Les protestations qui se sont déroulées à l’occasion du Sommet de l’UE au Palais de Laeken en Belgique ont connues une importante participation populaire malgré le vent glacial qui soufflait ces jours-là . Au moins 80.000 personnes ont participé à la manifestation organisée par les syndicats le 13 décembre et 25.000 autres personnes ont marché dans la manifestation "alternative" le jour suivant. Le samedi 15 décembre les anarchistes et la Street Party organisée par BruXXel ont convergées pour s’ouvrir leur propre route dans la ville. Mais la manifestation syndicale, qui a suivi un bref et ennuyeux parcours rectiligne pour s’achever sous de gigantesques écrans vidéos et un système audio dignes d’un match de football, a été innondée de tristes slogans réformistes tels que "L’Europe, c’est nous". En ce qui concerne la manifestation alternative organisée par une coalition d’ONG et de groupes d’extrême-gauche, elle n’a pas seulement suivi la route légale qui nous a conduits à un zoning industriel inhabité, mais elle s’est terminée dans un complexe désaffecté auquel on n’accédait que par une porte relativement étroite que les manifestants ont évidemment dà » fermer quand la police a commencé à les provoquer avec des canons à eau. Résultat : des milliers de personnes ont été forcées de subir l’humiliation des "contrôles séléctifs" pour sortir du complexe et 25 ont été arrêtées. Seule la Street Party s’est refusée à suivre un chemin préétabli mais elle fut de ce fait paralysée et encerclée pendant une heure par des légions de policiers tandis que les organisateurs négociaient avec les bourgmestres la poursuite du parcours. Toute cette série de manifestations ont constitué une leçon objective sur le contrôle et la neutralisation.

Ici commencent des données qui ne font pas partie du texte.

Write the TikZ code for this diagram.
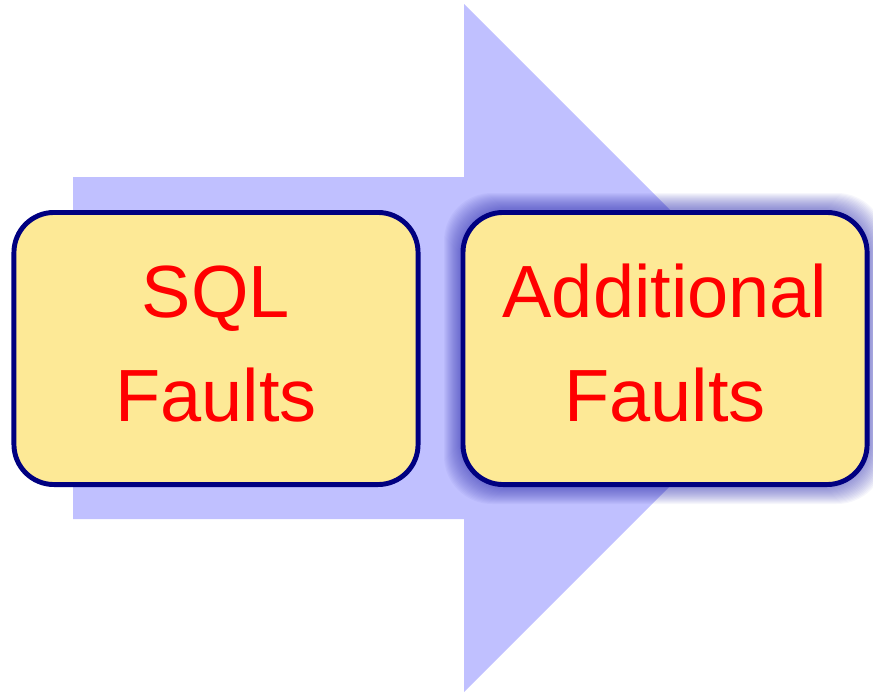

"Mais que veux-tu faire ?" me demandaient-on. "Encore plus de violence, comme à Gênes ?". Absolument pas. Nous devions éviter une confrontation stérile qui aurait inévitablement été utilisée contre nous et c’est ce que nous avons fait. Cela est tout à fait positif. Il n’y a pas de terroristes dans le mouvement pour un changement démocratique et égalitaire, et le véritable défi de ceux qui protestaient à Laeken était de surmonter le double spectre de la violente urbaine inutile et du 11 septembre. Mais à un moment où ce mouvement joui d’un croissant appui populaire en Europe, cela ne signifie pas que nous devons renoncer à notre force. A Bruxelles, les différentes composantes du mouvement ont tacitement décidées de se modérer ce qui constitue la meilleure manière pour se laisser identifier et contrôler par les pouvoirs coercitifs de l’Etat belge/européen. Nous avons eu les syndicats un jour, les ONG et les partis de gauche minoritaires un autre et freakes, roses et anarchistes le week-end. Ce que nous n’avons pas eu c’est cette sorte de solidarité politique qui traverse tout le spectre social et qui a effectivement existé à Gênes.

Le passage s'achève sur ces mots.